> [Exercise materials]
────────────────────────────────────────

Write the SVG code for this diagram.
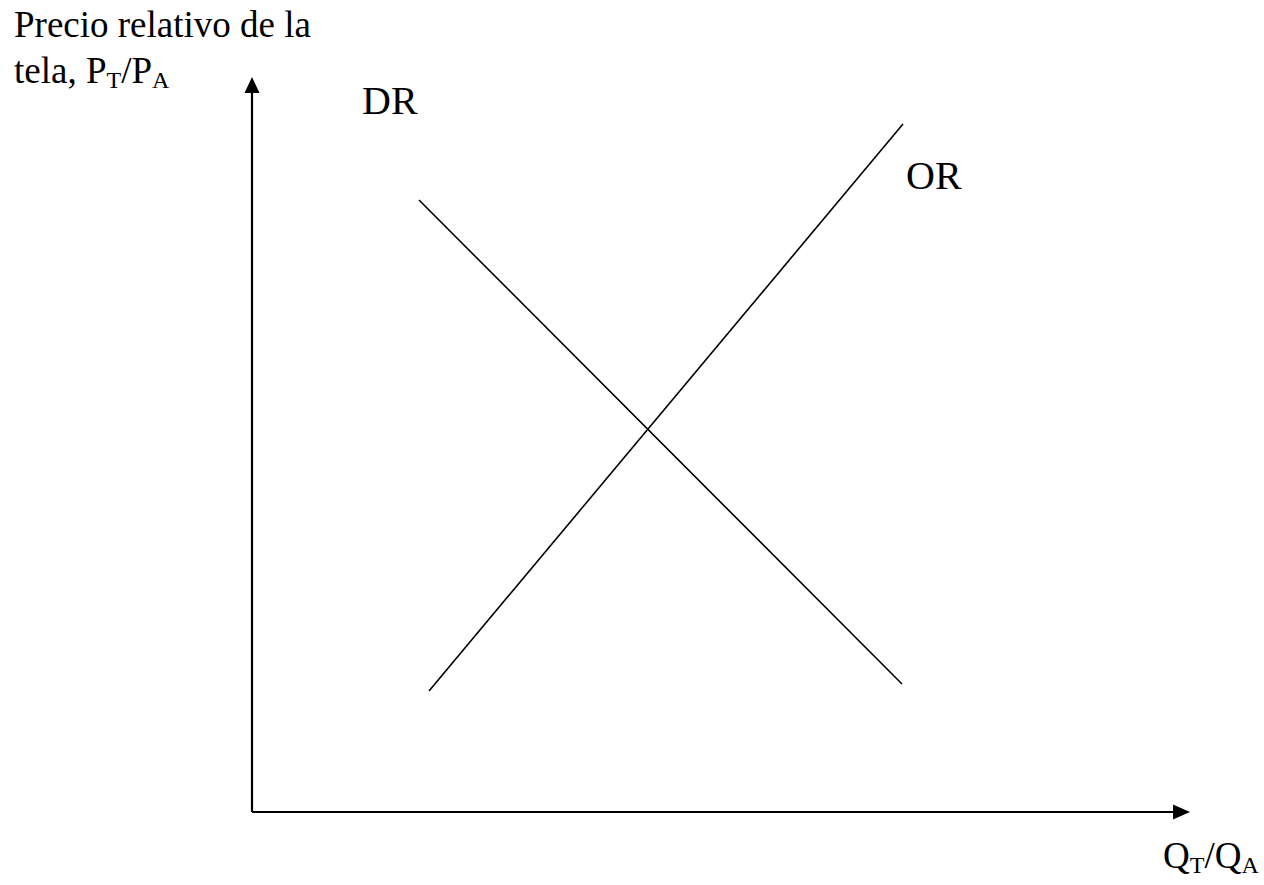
<svg xmlns="http://www.w3.org/2000/svg" width="1264" height="885" viewBox="0 0 1264 885">
<style>
.t{font-family:"Liberation Serif","Times New Roman",serif;font-size:37px;fill:#000}
.big{font-size:40px}
.s{font-size:24px}
.ax{stroke:#000;stroke-width:2.2;fill:none}
.cv{stroke:#000;stroke-width:1.6;fill:none}
</style>
<rect width="1264" height="885" fill="#fff"/>
<g id="connectors">
<line class="ax" x1="252" y1="812" x2="252" y2="92"/>
<polygon points="252,77 244.5,93 259.5,93" fill="#000"/>
<line class="ax" x1="252" y1="812" x2="1174" y2="812"/>
<polygon points="1190,812 1173,804.5 1173,819.5" fill="#000"/>
</g>
<g id="DR">
<line class="cv" x1="419" y1="200" x2="902" y2="684"/>
<text class="t big" x="362" y="114">DR</text>
</g>
<g id="OR">
<line class="cv" x1="429" y1="691" x2="903" y2="124"/>
<text class="t big" x="906" y="189">OR</text>
</g>
<g id="ylabel">
<text class="t" x="14" y="37">Precio relativo de la</text>
<text class="t" x="14" y="83">tela, P<tspan class="s" dy="5">T</tspan><tspan dy="-5">/P</tspan><tspan class="s" dy="5">A</tspan></text>
</g>
<g id="xlabel">
<text class="t" x="1163" y="868">Q<tspan class="s" dy="5">T</tspan><tspan dy="-5">/Q</tspan><tspan class="s" dy="5">A</tspan></text>
</g>
</svg>
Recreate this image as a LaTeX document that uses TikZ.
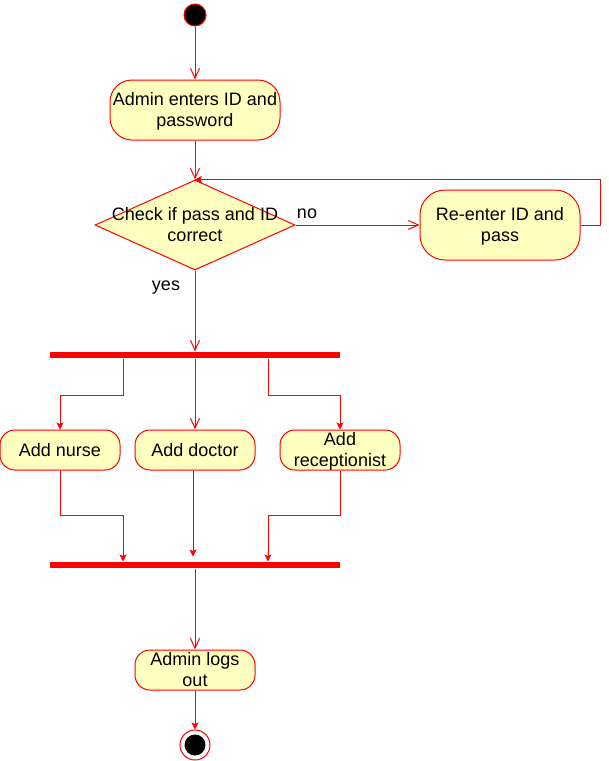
\documentclass[tikz,border=0pt]{standalone}
\usepackage{fontspec}
\setmainfont{Liberation Sans}
\usetikzlibrary{arrows.meta,shapes.geometric}
\definecolor{actfill}{HTML}{FFFFC0}
\definecolor{actline}{HTML}{FF0000}
\begin{document}
\begin{tikzpicture}[x=1pt, y=-1pt, line width=1pt,
        font=\fontsize{18}{21}\selectfont,
        action/.style={draw=actline, fill=actfill, rectangle, align=center, inner sep=0pt, text depth=1pt},
        decision/.style={draw=actline, fill=actfill, diamond, inner sep=0pt, minimum width=200pt, minimum height=90pt},
        bar/.style={fill=actline, rectangle, inner sep=0pt, minimum width=290pt, minimum height=6pt},
        open/.style={draw=actline, -{Straight Barb[length=10pt,width=9pt]}},
        filled/.style={draw=actline, -{Stealth[length=7pt,width=7pt,inset=1.5pt]}}]
        \useasboundingbox (0,0) rectangle (609,761);
        % nodes
        \node[circle, draw=actline, fill=black, minimum size=22pt, inner sep=0pt] (start) at (195,15) {};
        \node[action, minimum width=170pt, minimum height=60pt, rounded corners=22pt] (admin) at (195,110) {Admin enters ID and\\password};
        \node[decision] (check) at (195,225) {};
        \node[align=center, inner sep=0pt] (checktext) at (195,225) {Check if pass and ID\\correct};
        \node[action, minimum width=160pt, minimum height=70pt, rounded corners=25pt] (reenter) at (500,225) {Re-enter ID and\\pass};
        \node[inner sep=0pt] (no) at (307,214) {no};
        \node[inner sep=0pt] (yes) at (166,288) {yes};
        \node[bar] (fork) at (195,355) {};
        \node[action, minimum width=120pt, minimum height=40pt, rounded corners=15pt] (nurse) at (60,450) {Add nurse};
        \node[action, minimum width=120pt, minimum height=40pt, rounded corners=15pt] (doctor) at (195,450) {Add doctor};
        \node[action, minimum width=120pt, minimum height=40pt, rounded corners=15pt] (recep) at (340,450) {Add\\receptionist};
        \node[bar] (join) at (195,565) {};
        \node[action, minimum width=120pt, minimum height=40pt, rounded corners=15pt] (logout) at (195,670) {Admin logs\\out};
        \node[circle, draw=actline, fill=white, minimum size=30pt, inner sep=0pt] (end) at (195,745) {};
        \node[circle, fill=black, minimum size=21pt, inner sep=0pt] (endin) at (end) {};
        % connectors
        \draw[open] (start) -- (admin);
        \draw[open] (admin) -- (check);
        \draw[open] (check) -- (reenter);
        \draw[filled] (reenter.east) -- ++(20,0) |- (check.north);
        \draw[open] (check) -- (fork);
        \draw[filled] ([xshift=-72pt]fork.south) -- ++(0,37) -| (nurse.north);
        \draw[open] (fork) -- (doctor);
        \draw[filled] ([xshift=73pt]fork.south) -- ++(0,37) -| (recep.north);
        \draw[filled] (nurse.south) -- ++(0,45) -| ([xshift=-72pt]join.north);
        \draw[filled] ([xshift=-2pt]doctor.south) -- ([xshift=-2pt,yshift=5pt]join.north);
        \draw[filled] (recep.south) -- ++(0,45) -| ([xshift=73pt]join.north);
        \draw[open] (join) -- (logout);
        \draw[filled] (logout) -- (end);
    \end{tikzpicture}
\end{document}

────────────────────────────────────────

> [Aim of the task] Ignore the images and quote every line of the listing exactly.

> [Problem solution]
Write the SVG code for this diagram.
<svg xmlns="http://www.w3.org/2000/svg" width="1264" height="885" viewBox="0 0 1264 885">
<style>
.t{font-family:"Liberation Serif","Times New Roman",serif;font-size:37px;fill:#000}
.big{font-size:40px}
.s{font-size:24px}
.ax{stroke:#000;stroke-width:2.2;fill:none}
.cv{stroke:#000;stroke-width:1.6;fill:none}
</style>
<rect width="1264" height="885" fill="#fff"/>
<g id="connectors">
<line class="ax" x1="252" y1="812" x2="252" y2="92"/>
<polygon points="252,77 244.5,93 259.5,93" fill="#000"/>
<line class="ax" x1="252" y1="812" x2="1174" y2="812"/>
<polygon points="1190,812 1173,804.5 1173,819.5" fill="#000"/>
</g>
<g id="DR">
<line class="cv" x1="419" y1="200" x2="902" y2="684"/>
<text class="t big" x="362" y="114">DR</text>
</g>
<g id="OR">
<line class="cv" x1="429" y1="691" x2="903" y2="124"/>
<text class="t big" x="906" y="189">OR</text>
</g>
<g id="ylabel">
<text class="t" x="14" y="37">Precio relativo de la</text>
<text class="t" x="14" y="83">tela, P<tspan class="s" dy="5">T</tspan><tspan dy="-5">/P</tspan><tspan class="s" dy="5">A</tspan></text>
</g>
<g id="xlabel">
<text class="t" x="1163" y="868">Q<tspan class="s" dy="5">T</tspan><tspan dy="-5">/Q</tspan><tspan class="s" dy="5">A</tspan></text>
</g>
</svg>
Recreate this image as a LaTeX document that uses TikZ.
\documentclass[tikz,border=0pt]{standalone}
\usepackage{fontspec}
\setmainfont{Liberation Sans}
\usetikzlibrary{arrows.meta,shapes.geometric}
\definecolor{actfill}{HTML}{FFFFC0}
\definecolor{actline}{HTML}{FF0000}
\begin{document}
\begin{tikzpicture}[x=1pt, y=-1pt, line width=1pt,
        font=\fontsize{18}{21}\selectfont,
        action/.style={draw=actline, fill=actfill, rectangle, align=center, inner sep=0pt, text depth=1pt},
        decision/.style={draw=actline, fill=actfill, diamond, inner sep=0pt, minimum width=200pt, minimum height=90pt},
        bar/.style={fill=actline, rectangle, inner sep=0pt, minimum width=290pt, minimum height=6pt},
        open/.style={draw=actline, -{Straight Barb[length=10pt,width=9pt]}},
        filled/.style={draw=actline, -{Stealth[length=7pt,width=7pt,inset=1.5pt]}}]
        \useasboundingbox (0,0) rectangle (609,761);
        % nodes
        \node[circle, draw=actline, fill=black, minimum size=22pt, inner sep=0pt] (start) at (195,15) {};
        \node[action, minimum width=170pt, minimum height=60pt, rounded corners=22pt] (admin) at (195,110) {Admin enters ID and\\password};
        \node[decision] (check) at (195,225) {};
        \node[align=center, inner sep=0pt] (checktext) at (195,225) {Check if pass and ID\\correct};
        \node[action, minimum width=160pt, minimum height=70pt, rounded corners=25pt] (reenter) at (500,225) {Re-enter ID and\\pass};
        \node[inner sep=0pt] (no) at (307,214) {no};
        \node[inner sep=0pt] (yes) at (166,288) {yes};
        \node[bar] (fork) at (195,355) {};
        \node[action, minimum width=120pt, minimum height=40pt, rounded corners=15pt] (nurse) at (60,450) {Add nurse};
        \node[action, minimum width=120pt, minimum height=40pt, rounded corners=15pt] (doctor) at (195,450) {Add doctor};
        \node[action, minimum width=120pt, minimum height=40pt, rounded corners=15pt] (recep) at (340,450) {Add\\receptionist};
        \node[bar] (join) at (195,565) {};
        \node[action, minimum width=120pt, minimum height=40pt, rounded corners=15pt] (logout) at (195,670) {Admin logs\\out};
        \node[circle, draw=actline, fill=white, minimum size=30pt, inner sep=0pt] (end) at (195,745) {};
        \node[circle, fill=black, minimum size=21pt, inner sep=0pt] (endin) at (end) {};
        % connectors
        \draw[open] (start) -- (admin);
        \draw[open] (admin) -- (check);
        \draw[open] (check) -- (reenter);
        \draw[filled] (reenter.east) -- ++(20,0) |- (check.north);
        \draw[open] (check) -- (fork);
        \draw[filled] ([xshift=-72pt]fork.south) -- ++(0,37) -| (nurse.north);
        \draw[open] (fork) -- (doctor);
        \draw[filled] ([xshift=73pt]fork.south) -- ++(0,37) -| (recep.north);
        \draw[filled] (nurse.south) -- ++(0,45) -| ([xshift=-72pt]join.north);
        \draw[filled] ([xshift=-2pt]doctor.south) -- ([xshift=-2pt,yshift=5pt]join.north);
        \draw[filled] (recep.south) -- ++(0,45) -| ([xshift=73pt]join.north);
        \draw[open] (join) -- (logout);
        \draw[filled] (logout) -- (end);
    \end{tikzpicture}
\end{document}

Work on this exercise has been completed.